Odor control has now become one of the biggest concerns for cattle breeders. According to the agriculture ministry, roughly 2,000 cattle farms nationwide received complaints from residents in their neighborhood in 2013, up some 100 from the previous year, out of which 60 percent were related to odor. Although farmers are taking various measures to reduce malodors, the number of complaints does not decline as they expect, as more housing developments encroach on agricultural lands. The task is becoming even harder as the government strengthened regulations on odor emissions.
The ministry survey showed that 1,970 farms received complaints in 2013, with the largest percentage – 61 percent – related to odor, followed by 22.4 percent related to water pollution, 4.6 percent over harmful insects and 12 percent over other reasons.
The ratio of farms which received complaints among total number of farms was 2.2 percent, increasing gradually from 1.9 percent in 2009 and around 2 percent between 2010 and 2012.
Thanks to technological developments, farms’ efforts to cope with environmental concerns, especially odor, are increasingly proving successful, the ministry says.
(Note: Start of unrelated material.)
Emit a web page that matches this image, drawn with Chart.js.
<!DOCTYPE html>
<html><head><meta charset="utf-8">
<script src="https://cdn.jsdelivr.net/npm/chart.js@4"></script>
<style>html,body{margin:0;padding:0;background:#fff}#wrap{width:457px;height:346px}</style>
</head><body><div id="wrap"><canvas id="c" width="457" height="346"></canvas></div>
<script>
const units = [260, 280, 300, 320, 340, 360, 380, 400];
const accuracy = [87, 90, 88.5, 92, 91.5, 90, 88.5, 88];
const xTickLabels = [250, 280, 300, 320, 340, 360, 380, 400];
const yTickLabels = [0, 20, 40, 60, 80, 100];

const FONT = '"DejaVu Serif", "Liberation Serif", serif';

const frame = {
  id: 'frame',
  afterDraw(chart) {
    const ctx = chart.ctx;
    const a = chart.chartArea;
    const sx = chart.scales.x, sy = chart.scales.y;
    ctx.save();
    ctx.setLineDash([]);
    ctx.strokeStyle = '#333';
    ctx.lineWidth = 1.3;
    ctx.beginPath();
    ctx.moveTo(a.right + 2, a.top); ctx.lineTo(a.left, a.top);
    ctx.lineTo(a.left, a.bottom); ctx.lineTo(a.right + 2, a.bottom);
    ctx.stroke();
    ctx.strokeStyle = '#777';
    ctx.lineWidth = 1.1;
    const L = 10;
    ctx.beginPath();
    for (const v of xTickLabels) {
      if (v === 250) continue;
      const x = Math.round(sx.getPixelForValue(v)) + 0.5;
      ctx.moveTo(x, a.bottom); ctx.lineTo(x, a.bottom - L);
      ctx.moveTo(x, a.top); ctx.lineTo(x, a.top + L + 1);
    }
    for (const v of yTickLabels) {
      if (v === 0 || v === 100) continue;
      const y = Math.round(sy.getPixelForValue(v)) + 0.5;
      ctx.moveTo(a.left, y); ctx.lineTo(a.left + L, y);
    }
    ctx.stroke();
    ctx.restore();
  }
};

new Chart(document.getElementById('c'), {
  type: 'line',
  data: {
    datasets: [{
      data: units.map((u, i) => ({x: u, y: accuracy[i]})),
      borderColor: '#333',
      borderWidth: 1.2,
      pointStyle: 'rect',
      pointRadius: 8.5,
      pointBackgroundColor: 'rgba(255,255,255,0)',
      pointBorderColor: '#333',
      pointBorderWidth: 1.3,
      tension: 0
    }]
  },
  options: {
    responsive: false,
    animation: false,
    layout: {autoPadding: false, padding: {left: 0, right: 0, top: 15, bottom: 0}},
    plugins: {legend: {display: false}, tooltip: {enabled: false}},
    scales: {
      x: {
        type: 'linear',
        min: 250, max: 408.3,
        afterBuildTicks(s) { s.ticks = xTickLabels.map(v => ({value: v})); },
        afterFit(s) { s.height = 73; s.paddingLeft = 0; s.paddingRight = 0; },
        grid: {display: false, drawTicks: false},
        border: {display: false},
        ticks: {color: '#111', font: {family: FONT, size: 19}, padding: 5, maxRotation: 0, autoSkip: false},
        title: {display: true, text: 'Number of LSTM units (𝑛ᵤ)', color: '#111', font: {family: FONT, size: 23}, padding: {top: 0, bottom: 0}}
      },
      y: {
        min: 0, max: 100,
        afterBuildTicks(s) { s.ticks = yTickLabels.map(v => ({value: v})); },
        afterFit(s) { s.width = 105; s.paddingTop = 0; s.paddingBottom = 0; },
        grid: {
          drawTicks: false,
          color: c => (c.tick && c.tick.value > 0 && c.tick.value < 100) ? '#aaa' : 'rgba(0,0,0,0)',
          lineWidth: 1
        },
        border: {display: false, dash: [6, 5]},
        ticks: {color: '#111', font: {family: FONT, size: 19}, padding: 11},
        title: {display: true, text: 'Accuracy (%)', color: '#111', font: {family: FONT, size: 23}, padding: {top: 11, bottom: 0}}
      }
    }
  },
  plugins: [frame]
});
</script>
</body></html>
Some farms are even cutting down the number of cattle to reduce odor. Still, the number of complaints fails to decrease, as more houses are built close to farms and cattle farms are increasing their size amid harsher business conditions such as rising feed prices.
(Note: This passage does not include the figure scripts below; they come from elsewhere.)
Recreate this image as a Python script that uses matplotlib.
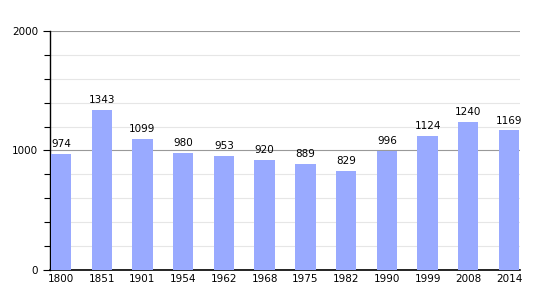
import matplotlib.pyplot as plt
from matplotlib.ticker import MultipleLocator

# Population by census year
years = ['1800', '1851', '1901', '1954', '1962', '1968', '1975', '1982',
         '1990', '1999', '2008', '2014']
population = [974, 1343, 1099, 980, 953, 920, 889, 829, 996, 1124, 1240, 1169]

fig = plt.figure(figsize=(5.5, 3), dpi=100)
ax = fig.add_axes([0.0909, 0.1, 0.8546, 0.7967])

x = range(len(years))
ax.bar(x, population, width=0.5, color='#99aaff', zorder=3)

for xi, v in zip(x, population):
    ax.text(xi, v + 40, str(v), ha='center', va='bottom', fontsize=7.5, zorder=4)

ax.set_xlim(-0.27, len(years) - 1 + 0.27)
ax.set_ylim(0, 2000)
ax.set_xticks(list(x))
ax.set_xticklabels(years, fontsize=7.5)
ax.yaxis.set_major_locator(MultipleLocator(1000))
ax.yaxis.set_minor_locator(MultipleLocator(200))
ax.tick_params(axis='y', which='major', labelsize=7.5, length=5, width=0.8)
ax.tick_params(axis='y', which='minor', length=4, width=0.8)
ax.tick_params(axis='x', length=0, pad=3)

ax.grid(axis='y', which='major', color='#999999', linewidth=0.8, zorder=0)
ax.grid(axis='y', which='minor', color='#e6e6e6', linewidth=0.8, zorder=0)

for side in ['top', 'right']:
    ax.spines[side].set_visible(False)
ax.spines['left'].set_linewidth(1)
ax.spines['bottom'].set_linewidth(1.2)

plt.savefig('out.png', dpi=100)
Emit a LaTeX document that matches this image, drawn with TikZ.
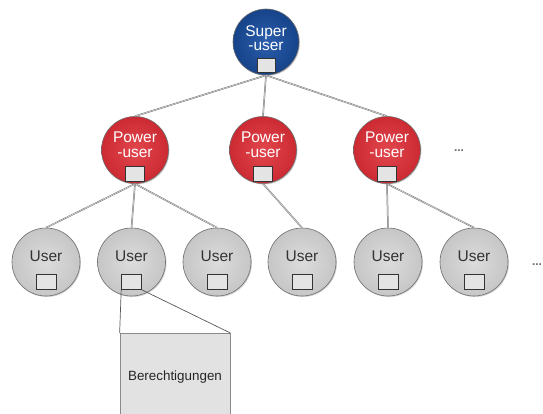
\documentclass[tikz,border=0pt]{standalone}
\usepackage{fontspec}
\setmainfont{Liberation Sans}
\usetikzlibrary{shadows}
\definecolor{supin}{HTML}{2B5EAD}
\definecolor{supout}{HTML}{164389}
\definecolor{powin}{HTML}{E2474D}
\definecolor{powout}{HTML}{CC2A33}
\definecolor{usrin}{HTML}{DCDCDC}
\definecolor{usrout}{HTML}{C6C6C6}
\definecolor{sqfill}{HTML}{E4E4E4}
\definecolor{boxfill}{HTML}{E2E2E2}
\definecolor{boxdraw}{HTML}{8A8A8A}
\tikzset{
  circ/.style={circle, draw=gray!85!black, line width=0.6pt, minimum size=66pt, inner sep=0pt,
    drop shadow={shadow xshift=1pt, shadow yshift=-1pt, opacity=0.35, fill=gray}},
  superc/.style={circ, inner color=supin, outer color=supout},
  powerc/.style={circ, minimum size=67pt, inner color=powin, outer color=powout},
  userc/.style={circ, minimum size=68pt, inner color=usrin, outer color=usrout},
  lbl/.style={font=\fontsize{15.5}{15.5}\selectfont, inner sep=0pt, anchor=base},
  wlbl/.style={lbl, text=white},
  glbl/.style={lbl, text=black!80},
  sq/.style={draw=black!80, fill=sqfill, line width=0.6pt, minimum width=19pt, minimum height=14pt, inner sep=0pt},
  link/.style={draw=black!55, double=white!80!gray, double distance=0.5pt, line width=0.5pt},
  plink/.style={draw=black!65, line width=0.7pt},
  dotsl/.style={font=\fontsize{12}{12}\selectfont\bfseries, text=gray!85!black, inner sep=0pt},
  permbox/.style={draw=boxdraw, fill=boxfill, line width=0.7pt, minimum width=110pt, minimum height=88pt,
    inner sep=0pt, font=\fontsize{13.4}{13.4}\selectfont, text=black!85,
    drop shadow={shadow xshift=1.3pt, shadow yshift=0pt, opacity=0.5, fill=gray}},
}
\begin{document}
\begin{tikzpicture}[x=1pt, y=-1pt]
\clip (0,0) rectangle (543,414);
\fill[white] (0,0) rectangle (543,414);
% super user
\node[superc] (su) at (266,42) {};
\node[wlbl] (sut1) at (266,37) {Super};
\node[wlbl] (sut2) at (266,51) {-user};
\node[sq, minimum width=18pt] (susq) at (266,65) {};
% power users
\foreach \i/\x in {1/135, 2/263, 3/387} {
  \node[powerc] (p\i) at (\x,150) {};
  \node[wlbl] (p\i t1) at (\x,143) {Power};
  \node[wlbl] (p\i t2) at (\x,158) {-user};
  \node[sq, minimum height=15pt] (p\i sq) at (\x,174) {};
}
% users
\foreach \i/\x in {1/46, 2/131.5, 3/217, 4/302, 5/388, 6/474} {
  \node[userc] (u\i) at (\x,262) {};
  \node[glbl] (u\i t) at (\x,261) {User};
  \node[sq, minimum width=20pt, minimum height=15pt] (u\i sq) at (\x,282) {};
}
% dots
\node[dotsl] (d1) at (459,151) {...};
\node[dotsl] (d2) at (537,265) {...};
% permissions box
\node[permbox, anchor=north] (perm) at (175,333) {Berechtigungen};
% connectors
\draw[link] (su.south) -- (p1.north);
\draw[link] (su.south) -- (p2.north);
\draw[link] (su.south) -- (p3.north);
\draw[link] (p1.south) -- (u1.north);
\draw[link] (p1.south) -- (u2.north);
\draw[link] (p1.south) -- (u3.north);
\draw[link] (p2.south) -- (u4.north);
\draw[link] (p3.south) -- (u5.north);
\draw[link] (p3.south) -- (u6.north);
\draw[plink] (u2sq.south west) -- (perm.north west);
\draw[plink] (u2sq.south east) -- (perm.north east);
\end{tikzpicture}
\end{document}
Regarding odor control, more local governments have introduced stricter regulations. The Offensive Odor Control Act originally used the density measurement of 22 malodorous substances to decide whether to make operators subject to regulation. However, in 1995, the act was revised to enable local governments to choose between the original system and the system of odor index regulation using the human sense of smell. As of fiscal 2012, a total of 428 local governments adopted the new system which is based on the human sense of smell and tends to make more operators subject to regulation.
The ministry says not a few farms are forced to consider moving to different locations amid rising number of complaints and stricter regulations.
The ministry plans to boost efforts to support the farms, such as coming up with the most appropriate odor control method for them, as there are various ways to reduce malodors being developed, such as using photocatalyst, soil or pumices.